When the Yoga students sign up for a Yoga Teacher Training Course at Samyak Yoga, they have three options, i.e. Haha Yoga, Ashtanga Yoga and Vinyasa Yoga. Often I am asked what the difference between Ashtanga and Vinyasa Yoga is. Aren’t they the same? 

What is Ashtanga Yoga?

There are two aspects that we refer to when we say Ashtanga Yoga. Ashtanga Yoga is an ‘Eight Limbs Yoga’ as explained by Patanjali in his Yoga Sutras. This consists of Yamas, Niyamas, Asanas, Pranayama, Pratyahara, Dharana, Dhyana and Samadhi. 

This is a lifestyle that encompasses the entire yoga practice and philosophy. Patanjali’s Ashtanga Yoga system is life's journey from darkness to light, from mortality to immortality. 

What is Ashtanga Vinyasa Yoga? 

Ashtanga Yoga is also used as a short form of Ashtanga Vinyasa Yoga. Ashtanga Vinyasa Yoga is a system that consists of the primary series (Yoga Chikitsa), Intermediate Series (Nadi Shodhana), and Advanced Series A,B, C, D (Sthira Bhaga). Though this also needs a disciplined yogic lifestyle, you could say that it more relies on asanas. 

Read the complete details of What is Ashtanga Vinyasa Yoga

Ashtanga Yoga uses Vinyasa

This could be confusing in the beginning. Vinyasa is a system that consists of asana, breathing and Drishti which combined is called Tristhana practice. These three layers make Vinyasa.
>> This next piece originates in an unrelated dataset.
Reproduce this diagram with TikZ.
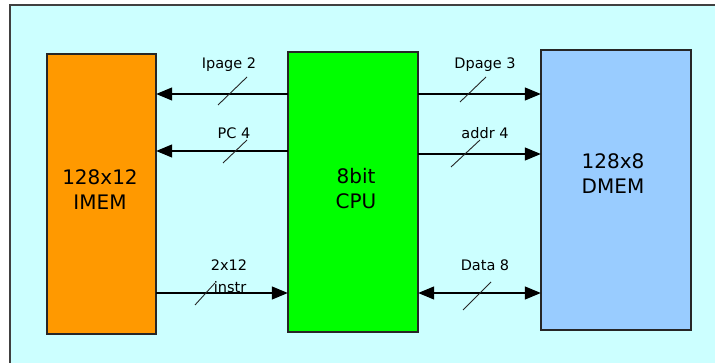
\documentclass[tikz,border=0pt]{standalone}
\usepackage{fontspec}
\setmainfont{DejaVu Sans}
\usetikzlibrary{arrows.meta}
\definecolor{bgc}{HTML}{CCFFFF}
\definecolor{imemc}{HTML}{FF9900}
\definecolor{cpuc}{HTML}{00FF00}
\definecolor{dmemc}{HTML}{99CCFF}
\begin{document}
\begin{tikzpicture}[x=1pt,y=-1pt,
  box/.style={draw=black!85,line width=1.8pt,inner sep=0pt},
  boxtext/.style={font=\fontsize{20}{25}\selectfont,inner sep=0pt,align=center},
  lbl/.style={font=\fontsize{14.5}{16}\selectfont,inner sep=0pt},
  arr/.style={line width=1.3pt,-{Triangle[length=16pt,width=13pt]}},
  darr/.style={line width=1.3pt,{Triangle[length=16pt,width=13pt]}-{Triangle[length=16pt,width=13pt]}},
  slash/.style={line width=0.9pt,draw=black!85}]
\useasboundingbox (0,0) rectangle (715,363);
\path[fill=bgc,draw=black!75,line width=1.5pt] (10,5) rectangle (740,390);
% boxes
\path[box,fill=imemc] (47,54) rectangle (156,334);
\node[inner sep=0pt,minimum width=109pt,minimum height=280pt] (imem) at (101.5,194) {};
\path[box,fill=cpuc] (288,52) rectangle (418,332);
\node[inner sep=0pt,minimum width=130pt,minimum height=280pt] (cpu) at (353,192) {};
\path[box,fill=dmemc] (541,50) rectangle (691,330);
\node[inner sep=0pt,minimum width=150pt,minimum height=280pt] (dmem) at (616,190) {};
% box texts
\node[boxtext] (t1) at (100,190) {128x12\\IMEM};
\node[boxtext] (t2) at (356,189) {8bit\\CPU};
\node[boxtext] (t3) at (613,174) {128x8\\DMEM};
% connectors
\coordinate (y1) at (0,94);
\coordinate (y2) at (0,151);
\coordinate (y3) at (0,154);
\coordinate (y4) at (0,293);
\draw[arr] (cpu.west |- y1) -- (imem.east |- y1);
\draw[arr] (cpu.west |- y2) -- (imem.east |- y2);
\draw[arr] (cpu.east |- y1) -- (dmem.west |- y1);
\draw[arr] (cpu.east |- y3) -- (dmem.west |- y3);
\draw[arr] (imem.east |- y4) -- (cpu.west |- y4);
\draw[darr] (cpu.east |- y4) -- (dmem.west |- y4);
% slashes
\draw[slash] (218,105) -- (247,77);
\draw[slash] (223,163) -- (247,140);
\draw[slash] (460,102) -- (486,77);
\draw[slash] (451,167) -- (480,140);
\draw[slash] (195,305) -- (215,283);
\draw[slash] (463,310) -- (491,282);
% labels
\node[lbl] (l1) at (229,65) {Ipage 2};
\node[lbl] (l2) at (234,133) {PC 4};
\node[lbl] (l3) at (485,65) {Dpage 3};
\node[lbl] (l4) at (485,133) {addr 4};
\node[lbl] (l5) at (229,265) {2x12};
\node[lbl] (l6) at (230,287) {instr};
\node[lbl] (l7) at (485,265) {Data 8};
\end{tikzpicture}
\end{document}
Asanas in Ashtanga are practised based on Vinyasa. Therefore this method is called Ashtanga Vinyasa Yoga. 

Who should choose Ashtanga Vinyasa Yoga? 

It is a traditional method of asana practice that is very demanding and can be overwhelming initially. The same set of asanas repeated daily makes the practice more accessible and rewarding. 

In every other method of asana practice (think of Vinyasa, Hatha, Iyengar etc.) you may not be repeating the same asana every day. However, Ashtanga is about repetition. This is a great advantage for faster growth in the asana practice. It is useful to build muscle memory faster than any other method.

If you are someone who likes to keep the practice as a ritual/sadhana, this method is for you. If you are disciplined enough to repeat the asanas, not worrying about every other posture you see on social media, just focusing on the practice, Ashtanga is for you. 

Read this beautiful article ‘Beginner’s Guide to Ashtanga Yoga

What is Vinyasa Yoga?

This concept of three aspects of asana-breathing-Drishti can be used in a different method inspired by Ashtanga Vinyasa Yoga. Vinyasa Yoga is the method inspired by Ashtanga but is a more customised creative practice. 

Vinyasa has a lot of varieties. Every Yoga teacher will have every class different. It can be made very easy for a highly challenging class as it depends on the teacher's creativity. Starting from physical themes such as hip opening, backbends to emotional themes such as surrender, and humility to chakras, there are so many themes a skilled Vinyasa Yoga Teacher can use in his/her classes. 

Vinyasa Yoga is also a traditional Yoga practice. It is not a workout-based practice. Sri T Krishnamacharya was again behind the rejuvenation of Vinyasa Krama. 

Who should choose Vinyasa Yoga Teacher Training? 

If you are into exploring new asanas, if you are into creativity and always looking forward to new ways of asana practices, then Vinyasa Yoga is for you. As a Yoga Teacher, you will have more varieties to teach a yoga class.

The flip side is that you are expected to be creative in every yoga class as it’s a Vinyasa Yoga style. If you are in a good Vinyasa Yoga Class, it is full of surprises for you. It is difficult to predict what will be the next movement or asana that your teacher is going to bring in. 


If you are still lost in choosing the right one, do not worry. What matters the most is ‘Abhyasa’ the regular practice. You might be practising with the best teacher in the world with the best tools and techniques. It makes no difference if you do not regularly show up on the mat. 

Therefore, take training with a good school. But then show up on the mat regularly to practice whatever you have learnt. It is the repetition, practice or abhyasa that makes you and brings out the potential from within.